How would their outlook on crime and citizenship change if, when they were taught about government and democracy, they were challenged to consider what elements of right and wrong are legally codified, and why? (Whom do laws serve, and why should I obey them? What right [do I] have to violate them or to try to change them? If something isn’t illegal, why might it still be wrong?) And so on.

Historically, Americans have opposed teaching ethics in schools, preferring to leave its discussion to families and religious establishments. We assume bringing ethics into public schools violates parents’ rights to structure their children’s moral upbringing themselves, or threatens the ideal that church and state should not only be separated in public schools but that neither one religion nor secularism should be promoted at the expense of any other belief system.

However, it is precisely because schools represent a distinct, nonfamilial, nonreligious setting that they are the ideal place for introducing community ethics. Public schools are where students from different economic, racial, religious, and family backgrounds come together for conditioning that is common to all of us (excluding people educated in private schools) and thus represents a vital medium for instilling a standardized, collective, universal sense of society-wide ethics.

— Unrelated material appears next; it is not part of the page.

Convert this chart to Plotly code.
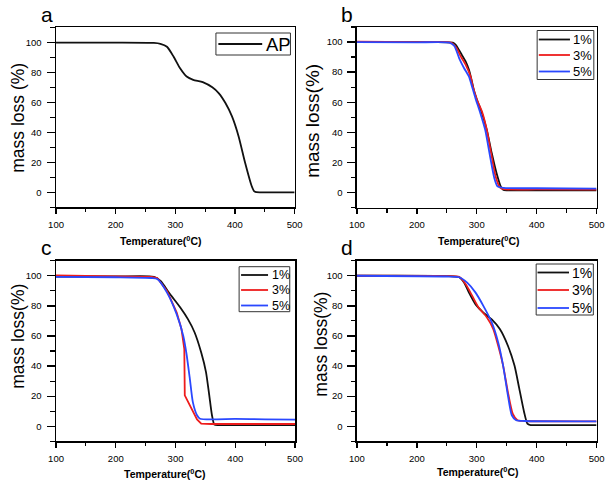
import plotly.graph_objects as go

# ---------------- data ----------------
# panel a : AP
a_T = [100, 200, 264, 275, 286, 297, 308, 319, 330, 346, 362, 373, 384, 395, 406, 417, 428, 432, 436, 450, 500]
a_AP = [99.8, 99.8, 99.6, 99.0, 97.0, 90.5, 82.7, 77.2, 75.0, 73.5, 70.0, 66.0, 59.5, 50.6, 37.4, 19.7, 4.2, 0.8, 0.05, 0.0, 0.0]

# panel b
b1_T = [100, 200, 260, 265.3, 273.5, 281.6, 287, 291.3, 295.1, 300.5, 308.7, 316.8, 325, 333, 340, 344, 350, 400, 500]
b1_v = [100, 99.9, 99.6, 98.0, 92.5, 87.0, 81.5, 74.8, 68.2, 61.5, 52.7, 41.6, 26.2, 12.9, 4.0, 1.8, 1.4, 1.4, 1.4]
b3_T = [100, 200, 257.2, 265.3, 273.5, 281.6, 289.7, 293.5, 300.5, 308.7, 316.8, 323.9, 331.4, 338.5, 345, 400, 500]
b3_v = [100.2, 100, 99.6, 96.5, 90.3, 84.8, 77.0, 70.4, 61.5, 53.8, 41.6, 26.2, 10.7, 3.4, 2.2, 2.0, 1.9]
b5_T = [100, 200, 254.5, 262.6, 270.7, 278.9, 287, 291.3, 297.8, 306, 314.1, 322.2, 329.3, 334.7, 345, 400, 500]
b5_v = [99.9, 99.8, 99.6, 97.4, 89.2, 82.6, 77.0, 71.5, 62.7, 52.7, 41.6, 24.0, 9.6, 4.0, 3.0, 2.8, 2.6]

# panel c
c1_T = [100, 200, 264, 275, 291, 308, 321, 332, 343, 351, 356.5, 361, 365, 372, 400, 500]
c1_v = [99.5, 99.5, 99.3, 96.5, 87.7, 78.9, 71.0, 62.3, 49.0, 36.0, 20.5, 7.3, 1.1, 0.8, 0.8, 0.8]
c3_T = [100, 175, 200, 260, 269.5, 286, 302, 310, 314.7, 315.5, 329, 336, 343, 360, 500]
c3_v = [100.2, 100.1, 99.6, 99.3, 98.5, 89.7, 75.5, 64.5, 51.3, 20.5, 9.5, 4.5, 1.8, 1.5, 1.5]
c5_T = [100, 200, 260, 269.5, 286, 302, 313, 318.4, 324, 329, 336, 341, 400, 450, 500]
c5_v = [99.2, 99.0, 98.5, 97.8, 88.6, 74.3, 60.0, 48.0, 31.5, 16.0, 7.3, 5.0, 4.9, 4.6, 4.4]

# panel d
d1_T = [100, 250, 270.7, 279, 287, 298, 311, 325, 338.5, 352, 363, 371, 379, 384.5, 390, 400, 500]
d1_v = [100, 99.8, 99.0, 95.4, 88.8, 81.0, 75.5, 71.0, 64.6, 53.5, 40.3, 25.0, 9.5, 1.8, 0.8, 0.8, 0.8]
d3_T = [100, 250, 270.7, 281.6, 292.5, 303, 317, 327.6, 335.8, 344, 352, 360, 368, 380, 500]
d3_v = [100, 99.8, 99.3, 94.3, 86.6, 78.9, 72.3, 64.6, 53.5, 40.3, 22.7, 8.4, 4.0, 3.5, 3.3]
d5_T = [100, 250, 270.7, 284, 298, 311, 325, 335.8, 344, 352, 358.5, 365.7, 380, 500]
d5_v = [100, 99.5, 99.0, 95.4, 88.8, 80.0, 69.0, 55.7, 40.3, 20.5, 7.3, 4.0, 3.5, 3.3]

series_names = ["1%", "3%", "5%"]
single_name = "AP"
panel_letters = ["a", "b", "c", "d"]
x_ticks = [100, 200, 300, 400, 500]

# ---------------- styling ----------------
W, H = 614, 485
FONT = "Arial, Liberation Sans, sans-serif"
BLACK, RED, BLUE = "#111111", "#ee1c1c", "#2a48ff"
COLORS = [BLACK, RED, BLUE]

def px_x(p):
    return p / W

def px_y(p):
    return 1 - p / H

# pixel boxes of the four plots: (left, right, top, bottom)
boxes = [(49.3, 294.3, 27.3, 207.3),
         (358.3, 604.3, 27.0, 207.5),
         (49.3, 294.7, 260.7, 441.3),
         (358.3, 604.3, 260.7, 441.3)]

fig = go.Figure()

def add(x, y, name, color, k, shape="spline"):
    xa = "x" if k == 1 else f"x{k}"
    ya = "y" if k == 1 else f"y{k}"
    fig.add_trace(go.Scatter(x=x, y=y, name=name, mode="lines",
                             line=dict(color=color, width=1.8, shape=shape, smoothing=0.6),
                             xaxis=xa, yaxis=ya, showlegend=False, hoverinfo="skip"))

add(a_T, a_AP, single_name, BLACK, 1)
add(b1_T, b1_v, series_names[0], BLACK, 2)
add(b3_T, b3_v, series_names[1], RED, 2)
add(b5_T, b5_v, series_names[2], BLUE, 2)
add(c1_T, c1_v, series_names[0], BLACK, 3)
add(c3_T, c3_v, series_names[1], RED, 3, shape="linear")
add(c5_T, c5_v, series_names[2], BLUE, 3)
add(d1_T, d1_v, series_names[0], BLACK, 4)
add(d3_T, d3_v, series_names[1], RED, 4)
add(d5_T, d5_v, series_names[2], BLUE, 4)

layout = dict(width=W, height=H, autosize=False,
              margin=dict(l=0, r=0, t=0, b=0, pad=0),
              paper_bgcolor="white", plot_bgcolor="white",
              font=dict(family=FONT, color="black"), showlegend=False,
              hovermode=False)

annotations = []
shapes = []
for i, (l, r, t, b) in enumerate(boxes):
    k = i + 1
    xs = "xaxis" if k == 1 else f"xaxis{k}"
    ys = "yaxis" if k == 1 else f"yaxis{k}"
    anc_x = "y" if k == 1 else f"y{k}"
    anc_y = "x" if k == 1 else f"x{k}"
    layout[xs] = dict(domain=[px_x(l), px_x(r)], anchor=anc_x, range=[100, 500],
                      tickvals=x_ticks, ticks="outside", ticklen=5, tickwidth=1.3,
                      tickcolor="black", showline=True, linecolor="black", linewidth=1.5,
                      mirror=True, showgrid=False, zeroline=False,
                      tickfont=dict(size=9.5, family=FONT), ticklabelstandoff=3,
                      minor=dict(dtick=50, tick0=100, ticks="outside", ticklen=3.5,
                                 tickwidth=1.2, tickcolor="black", showgrid=False))
    layout[ys] = dict(domain=[px_y(b), px_y(t)], anchor=anc_y, range=[-10, 110],
                      tick0=0, dtick=20, ticks="outside", ticklen=8, tickwidth=1.3,
                      tickcolor="black", showline=True, linecolor="black", linewidth=1.5,
                      mirror=True, showgrid=False, zeroline=False,
                      tickfont=dict(size=9.5, family=FONT), ticklabelstandoff=3,
                      minor=dict(dtick=10, tick0=0, ticks="outside", ticklen=4.5,
                                 tickwidth=1.2, tickcolor="black", showgrid=False))

# panel letters
letter_pos = [(40, 14), (348, 14), (40, 248), (348, 248)]
for L, (x, y) in zip(panel_letters, letter_pos):
    annotations.append(dict(text=L, x=px_x(x), y=px_y(y), xref="paper", yref="paper",
                            showarrow=False, font=dict(size=21, family=FONT),
                            xanchor="center", yanchor="middle"))

# y titles
ytitles = [("mass loss (%)", 10, 118, 17.5), ("mass loss(%)", 312, 121, 19),
           ("mass loss(%)", 10, 336, 17.5), ("mass loss(%)", 321, 344, 17.5)]
for txt, x, y, s in ytitles:
    annotations.append(dict(text=txt, x=px_x(x), y=px_y(y), xref="paper", yref="paper",
                            showarrow=False, textangle=-90, font=dict(size=s, family=FONT),
                            xanchor="center", yanchor="middle"))

# x titles
xtitles = [(157, 240), (484, 240), (161, 473), (483, 471)]
for x, y in xtitles:
    annotations.append(dict(text="<b>Temperature(<sup>0</sup>C)</b>", x=px_x(x), y=px_y(y),
                            xref="paper", yref="paper", showarrow=False,
                            font=dict(size=10.5, family=FONT),
                            xanchor="center", yanchor="middle"))

# legends (box, key lines, labels)
def legend(box, key_x0, key_x1, rows, names, colors, fsize):
    bx0, by0, bx1, by1 = box
    shapes.append(dict(type="rect", xref="paper", yref="paper",
                       x0=px_x(bx0), x1=px_x(bx1), y0=px_y(by1), y1=px_y(by0),
                       line=dict(color="#333333", width=1), fillcolor="white", layer="above"))
    for yy, nm, col in zip(rows, names, colors):
        shapes.append(dict(type="line", xref="paper", yref="paper",
                           x0=px_x(key_x0), x1=px_x(key_x1), y0=px_y(yy), y1=px_y(yy),
                           line=dict(color=col, width=1.8), layer="above"))
        annotations.append(dict(text=nm, x=px_x(key_x1 + 1.5), y=px_y(yy), xref="paper",
                                yref="paper", showarrow=False, xanchor="left",
                                yanchor="middle", font=dict(size=fsize, family=FONT)))

legend((213.5, 33, 290, 55), 216, 261, [44], [single_name], [BLACK], 18.5)
legend((543.3, 30.5, 601.5, 79.5), 545, 577, [39.5, 55, 71.5], series_names, COLORS, 13)
legend((237.3, 266.7, 289.3, 311.7), 239.3, 267, [275, 290, 305.5], series_names, COLORS, 12.5)
legend((542.3, 264, 601, 315), 543.7, 576, [272.5, 290, 308], series_names, COLORS, 14)

layout["annotations"] = annotations
layout["shapes"] = shapes

fig.update_layout(**layout)
fig.write_html("out.html",
               config={"displayModeBar": False, "staticPlot": True},
               post_script="document.body.style.margin='0';document.body.style.overflow='hidden';")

It is precisely because [public] schools represent a distinct, nonfamilial, nonreligious setting where they are ideal for introducing community ethics.

A society’s collective sense of ethics affects its attitude toward everything from returning incorrect change to global warming. Yet, in a society as diverse and dynamic as ours, instilling any collective ethic will require that we harness the universal form of public outreach: our public education system. Schools offer us the best means not only of offering our children knowledge, skills, and social conditioning, but [also] of encouraging their transformation into better, wiser, and more righteous players in a vast and ever-changing society.